Yes let's make you flush 5 times to save 0 water over a conventional while we run the sprinklers to keep our immaculate lawn green during a 105 degree summer.

Want to take a nice 5 gpm shower? No, you need to let almond farmers drain the river before it gets to the ocean so everybody can have almond milk. Stay in there twice as long buddy, don't know what to tell you.

reply
Smarter device would just require a little more cost. Current devices can work with no code, just analog electronics.
reply
If you’re a cost conscious manufacturer, I think you could do it very cheaply these days (cents/unit). The problem is most manufacturers would turn this into a full blown AI capable smart device to justify charging a lot more.
reply
There's something to be said about having lights on in a room that is not occupied the entire time the lights are on. Before LED lighting, it was a decent attempt at reducing unnecessary lighting.
reply
"Who needs public schools anyway? I pay my kid's teachers salary directly."
reply
And the rest has AI. All is fine. /s
reply
Those aren’t the same unit.

“Everyone turned off their lights” relates to power.
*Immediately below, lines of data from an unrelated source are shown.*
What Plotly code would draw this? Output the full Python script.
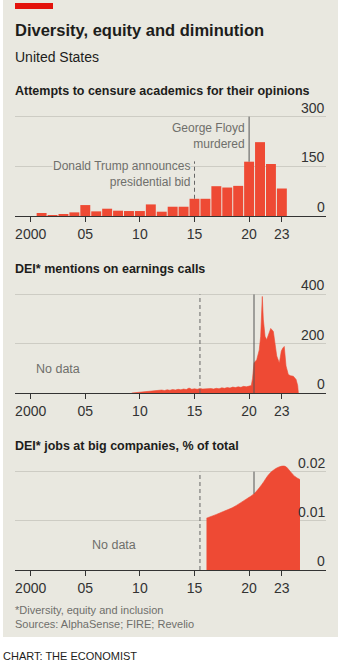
import plotly.graph_objects as go

W, H = 342, 665

# ---------------- data ----------------
CENSURE_YEARS = list(range(2001, 2024))
CENSURE_COUNTS = [9, 2, 6, 11, 33, 14, 22, 16, 15, 15, 35, 13, 28, 28,
                  52, 52, 90, 86, 91, 164, 223, 157, 83]

DEI_CALL_DATES = [
    2009.25, 2009.5, 2009.75, 2010.0, 2010.25, 2010.5, 2010.75, 2011.0,
    2011.25, 2011.5, 2011.75, 2012.0, 2012.25, 2012.5, 2012.75, 2013.0,
    2013.25, 2013.5, 2013.75, 2014.0, 2014.25, 2014.5, 2014.75, 2015.0,
    2015.25, 2015.5, 2015.75, 2016.0, 2016.25, 2016.5, 2016.75, 2017.0,
    2017.25, 2017.5, 2017.75, 2018.0, 2018.25, 2018.5, 2018.75, 2019.0,
    2019.25, 2019.5, 2019.75, 2020.0, 2020.2, 2020.32, 2020.38, 2020.45,
    2020.7, 2020.93, 2021.06, 2021.21, 2021.3, 2021.46, 2021.61, 2021.8,
    2021.98, 2022.22, 2022.4, 2022.53, 2022.77, 2022.95, 2023.08, 2023.22,
    2023.38, 2023.59, 2023.8, 2024.05, 2024.3, 2024.45, 2024.51,
]
DEI_CALL_MENTIONS = [
    0, 1, 2, 3, 5, 4, 6, 8,
    7, 10, 9, 12, 10, 13, 11, 14,
    12, 15, 13, 16, 14, 20, 15, 17,
    15, 18, 16, 17, 15, 18, 16, 19,
    17, 21, 19, 22, 20, 24, 22, 25,
    23, 27, 25, 28, 30, 60, 115, 122,
    135, 175, 230, 392, 300, 230, 216, 240,
    262, 250, 190, 150, 122, 170, 182, 189,
    110, 75, 70, 68, 55, 30, 0,
]

DEI_JOB_DATES = [2016.1, 2017.0, 2017.64, 2018.5, 2019.17, 2019.8, 2020.45,
                 2021.15, 2021.91, 2022.68, 2023.29, 2023.75, 2024.2, 2024.66]
DEI_JOB_SHARE = [0.01055, 0.0113, 0.0119, 0.0127, 0.0136, 0.0145, 0.0155,
                 0.01735, 0.0197, 0.0209, 0.0211, 0.0201, 0.0190, 0.0184]

XTICK_VALS = [2000, 2005, 2010, 2015, 2020, 2023]
XTICK_TEXT = ["2000", "05", "10", "15", "20", "23"]

CENSURE_TICKS = [0, 150, 300]
CENSURE_TICK_TEXT = ["0", "150", "300"]
CALL_TICKS = [0, 200, 400]
CALL_TICK_TEXT = ["0", "200", "400"]
JOB_TICKS = [0, 0.01, 0.02]
JOB_TICK_TEXT = ["0", "0.01", "0.02"]

TRUMP_BID = 2015.5
FLOYD = 2020.45
TRUMP_BAR_YEAR = 2015
FLOYD_BAR_YEAR = 2020

# ---------------- style ----------------
RED = "#ee4a34"
BG = "#e9e8e0"
INK = "#1d1d1b"
AXIS_INK = "#333333"
GREY = "#6f6f6b"
GRID = "#cdccc4"
FONT = "Liberation Sans, Arial, sans-serif"


def px(x):
    return x / W


def py(y):
    return 1 - y / H


fig = go.Figure()

fig.add_trace(go.Bar(
    x=CENSURE_YEARS, y=CENSURE_COUNTS, marker=dict(color=RED, line=dict(width=0)),
    xaxis="x", yaxis="y", showlegend=False, hoverinfo="x+y",
))
fig.add_trace(go.Scatter(
    x=DEI_CALL_DATES, y=DEI_CALL_MENTIONS, mode="lines", fill="tozeroy",
    fillcolor=RED, line=dict(color=RED, width=0.6),
    xaxis="x2", yaxis="y2", showlegend=False,
))
fig.add_trace(go.Scatter(
    x=DEI_JOB_DATES, y=DEI_JOB_SHARE, mode="lines", fill="tozeroy",
    fillcolor=RED, line=dict(color=RED, width=0.6, shape="spline", smoothing=1.0),
    xaxis="x3", yaxis="y3", showlegend=False,
))

x_range = [2000 - 15.7 / 10.92, 2000 + 295.3 / 10.92]
x_domain = [px(15), px(326)]

xaxis_common = dict(
    range=x_range, domain=x_domain, tickmode="array",
    tickvals=XTICK_VALS, ticktext=XTICK_TEXT,
    ticks="outside", ticklen=5, tickwidth=1, tickcolor=AXIS_INK,
    showline=True, linecolor=AXIS_INK, linewidth=1,
    showgrid=False, zeroline=False,
    tickfont=dict(family=FONT, size=14, color=AXIS_INK),
    fixedrange=True,
)
yaxis_common = dict(
    side="right", ticks="", showticklabels=False,
    showgrid=True, gridcolor=GRID, gridwidth=1, zeroline=False,
    showline=False, tickmode="array", fixedrange=True,
)

fig.update_layout(
    width=W, height=H, margin=dict(l=0, r=0, t=0, b=0),
    paper_bgcolor="white", plot_bgcolor="rgba(0,0,0,0)",
    bargap=0.09, showlegend=False,
    xaxis=dict(xaxis_common, anchor="y"),
    xaxis2=dict(xaxis_common, anchor="y2"),
    xaxis3=dict(xaxis_common, anchor="y3"),
    yaxis=dict(yaxis_common, anchor="x", range=[0, 305],
               domain=[py(216), py(115.0)], tickvals=CENSURE_TICKS),
    yaxis2=dict(yaxis_common, anchor="x2", range=[0, 410],
                domain=[py(393), py(292.0)], tickvals=CALL_TICKS),
    yaxis3=dict(yaxis_common, anchor="x3", range=[0, 0.0215],
                domain=[py(570), py(464.3)], tickvals=JOB_TICKS),
)

# value labels sit above their gridlines, flush with the right end
for yref, vals, labels in (("y", CENSURE_TICKS, CENSURE_TICK_TEXT),
                           ("y2", CALL_TICKS, CALL_TICK_TEXT),
                           ("y3", JOB_TICKS, JOB_TICK_TEXT)):
    for v, lab in zip(vals, labels):
        fig.add_annotation(
            xref="paper", yref=yref, x=px(326), y=v, text=lab,
            showarrow=False, xanchor="right", yanchor="bottom",
            font=dict(family=FONT, size=14, color=AXIS_INK), borderpad=0,
        )

shapes = [
    # panel background and red tab
    dict(type="rect", xref="paper", yref="paper", x0=px(3), x1=px(338),
         y0=py(637), y1=py(0), fillcolor=BG, line=dict(width=0), layer="below"),
    dict(type="rect", xref="paper", yref="paper", x0=px(15), x1=px(53),
         y0=py(9), y1=py(3), fillcolor="#e3120b", line=dict(width=0), layer="above"),
]

floyd_count = CENSURE_COUNTS[CENSURE_YEARS.index(FLOYD_BAR_YEAR)]
trump_count = CENSURE_COUNTS[CENSURE_YEARS.index(TRUMP_BAR_YEAR)]
floyd_share = DEI_JOB_SHARE[DEI_JOB_DATES.index(FLOYD)]

event_lines = [
    ("x", "y", FLOYD_BAR_YEAR, floyd_count, CENSURE_TICKS[-1], "solid"),
    ("x", "y", TRUMP_BAR_YEAR, trump_count, 165, "dash"),
    ("x2", "y2", FLOYD, 0, CALL_TICKS[-1], "solid"),
    ("x2", "y2", TRUMP_BID, 0, CALL_TICKS[-1], "dash"),
    ("x3", "y3", FLOYD, floyd_share, JOB_TICKS[-1], "solid"),
    ("x3", "y3", TRUMP_BID, 0, JOB_TICKS[-1], "dash"),
]
for xr, yr, xv, y0, y1, dash in event_lines:
    shapes.append(dict(
        type="line", xref=xr, yref=yr, x0=xv, x1=xv, y0=y0, y1=y1,
        line=dict(color="#555555" if dash == "solid" else "#666666",
                  width=1, dash=dash if dash == "solid" else "4px,3px"),
        layer="above",
    ))
fig.update_layout(shapes=shapes)


def text(x, y, s, size, color=INK, bold=False, anchor="left", bg=None):
    fig.add_annotation(
        xref="paper", yref="paper", x=px(x), y=py(y), text=f"<b>{s}</b>" if bold else s,
        showarrow=False, xanchor=anchor, yanchor="middle", align=anchor,
        font=dict(family=FONT, size=size, color=color),
        bgcolor=bg, borderpad=0,
    )


text(14, 30.2, "Diversity, equity and diminution", 16.5, bold=True)
text(14, 56.8, "United States", 14)
text(14, 90.6, "Attempts to censure academics for their opinions", 12.5, bold=True)
text(14, 268.9, "DEI* mentions on earnings calls", 12.5, bold=True)
text(14, 445.6, "DEI* jobs at big companies, % of total", 12.5, bold=True)

text(246, 136, "George Floyd<br>murdered", 12, color=GREY, anchor="right")
text(191, 174, "Donald Trump announces<br>presidential bid", 12, color=GREY,
     anchor="right", bg=BG)

text(35, 369, "No data", 12.5, color=GREY)
text(91, 545, "No data", 12.5, color=GREY)

text(14, 609.5, "*Diversity, equity and inclusion", 11, color=GREY)
text(14, 623.8, "Sources: AlphaSense; FIRE; Revelio", 11, color=GREY)
text(2, 655.5, "CHART: THE ECONOMIST", 11, color=INK)

fig.write_html("out.html")
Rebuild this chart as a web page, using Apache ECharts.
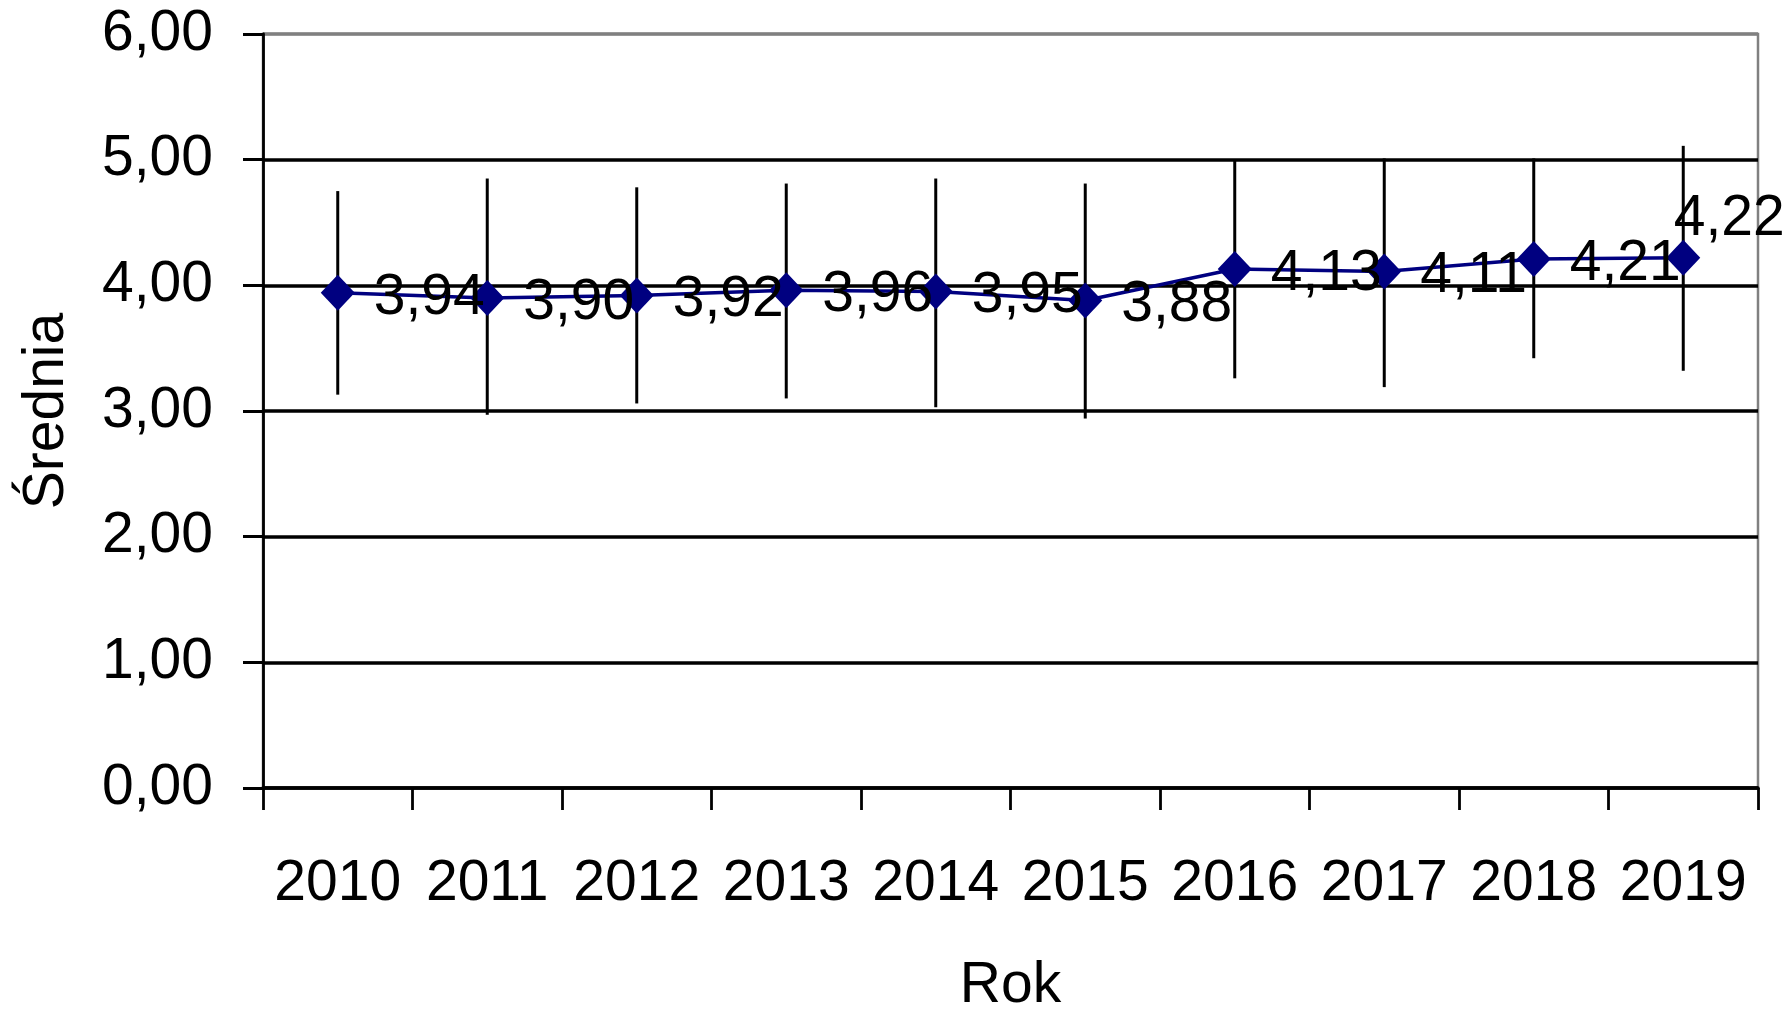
<!DOCTYPE html>
<html>
<head>
<meta charset="utf-8">
<script src="https://cdn.jsdelivr.net/npm/echarts@6/dist/echarts.min.js"></script>
<style>
html,body{margin:0;padding:0;background:#fff;}
#chart{width:1787px;height:1020px;}
</style>
</head>
<body>
<div id="chart"></div>
<script>
const years = ['2010','2011','2012','2013','2014','2015','2016','2017','2018','2019'];
const means = [3.94, 3.90, 3.92, 3.96, 3.95, 3.88, 4.13, 4.11, 4.21, 4.22];
const errLow = [3.13, 2.97, 3.06, 3.10, 3.03, 2.94, 3.26, 3.19, 3.42, 3.32];
const errHigh = [4.75, 4.85, 4.78, 4.81, 4.85, 4.81, 4.99, 5.01, 5.01, 5.11];
const yAxisTitle = 'Średnia';
const xAxisTitle = 'Rok';

const FONT = '"Liberation Sans", Arial, Helvetica, sans-serif';
const fmt = v => Number(v).toFixed(2).replace('.', ',');

const chart = echarts.init(document.getElementById('chart'), null, {renderer: 'canvas'});

const lineData = means.map((v, i) => {
  if (i === means.length - 1) {
    return {value: v, label: {position: 'top', offset: [46, 27]}};
  }
  return {value: v};
});

chart.setOption({
  animation: false,
  backgroundColor: '#ffffff',
  grid: {
    left: 263, right: 29, top: 34, bottom: 223,
    show: true, borderColor: '#808080', borderWidth: 2.5, backgroundColor: 'transparent'
  },
  xAxis: {
    type: 'category',
    data: years,
    boundaryGap: true,
    name: xAxisTitle,
    nameLocation: 'middle',
    nameGap: 170,
    nameTextStyle: {fontFamily: FONT, fontSize: 57, color: '#000'},
    axisLine: {show: true, lineStyle: {color: '#000', width: 3.5}},
    axisTick: {show: true, length: 22, lineStyle: {color: '#000', width: 2.8}},
    axisLabel: {fontFamily: FONT, fontSize: 57, color: '#000', margin: 68, interval: 0},
    splitLine: {show: false}
  },
  yAxis: {
    type: 'value',
    min: 0, max: 6, interval: 1,
    name: yAxisTitle,
    nameLocation: 'middle',
    nameGap: 187,
    nameRotate: 90,
    nameTextStyle: {fontFamily: FONT, fontSize: 57, color: '#000'},
    axisLine: {show: true, lineStyle: {color: '#000', width: 2.8}},
    axisTick: {show: true, length: 20, lineStyle: {color: '#000', width: 3}},
    axisLabel: {fontFamily: FONT, fontSize: 57, color: '#000', margin: 50, formatter: v => fmt(v)},
    splitLine: {show: true, lineStyle: {color: ['#000','#000','#000','#000','#000','#000','#808080'], width: 3.5}}
  },
  series: [
    {
      type: 'custom',
      z: 2,
      silent: true,
      data: years.map((y, i) => [i, errLow[i], errHigh[i]]),
      renderItem: function (params, api) {
        const p1 = api.coord([api.value(0), api.value(1)]);
        const p2 = api.coord([api.value(0), api.value(2)]);
        return {
          type: 'line',
          shape: {x1: p1[0], y1: p1[1], x2: p2[0], y2: p2[1]},
          style: {stroke: '#000', lineWidth: 3}
        };
      }
    },
    {
      type: 'line',
      z: 3,
      data: lineData,
      symbol: 'diamond',
      symbolSize: [34, 36],
      itemStyle: {color: '#000080'},
      lineStyle: {color: '#000080', width: 3.5},
      label: {
        show: true,
        position: 'right',
        distance: 19,
        offset: [0, 5],
        fontFamily: FONT,
        fontSize: 57,
        color: '#000',
        formatter: p => fmt(p.value)
      }
    }
  ]
});
</script>
</body>
</html>
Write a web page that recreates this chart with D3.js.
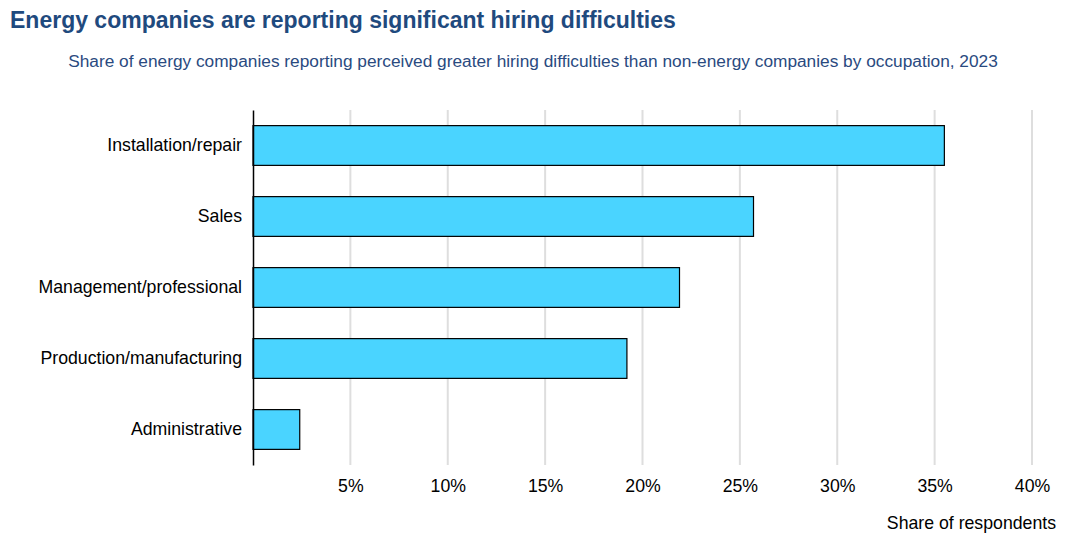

“Power datacenters for one second” relates to energy.

reply
You dropped the time component from the first, so yes, the result is incomparable.

“Power spent on lighting worstations while vacant” is energy

reply
I don't think so, "while vacant" is an infinite amount of time, if you look infinitely far into the future.
reply
Assume that each workstation is lit by 100W of lighting and is vacant 18 hours per day (to make the math easy).

I claim that's 75W of power that could be reclaimed by turning off a 100W load 75% of the time. Explain how you get to energy or how I dropped time, please.

reply
2400 watt hours in a day, being reduced to 600 watt hours.

If you're not going to be charitable in interpreting comments, then perhaps this isn't the venue for you.

reply
Uh... Watt-hours per day reduces to Watts in dimensional analysis, which is of course my original point.
reply
The statement was rhetorical, not a precise engineering analysis.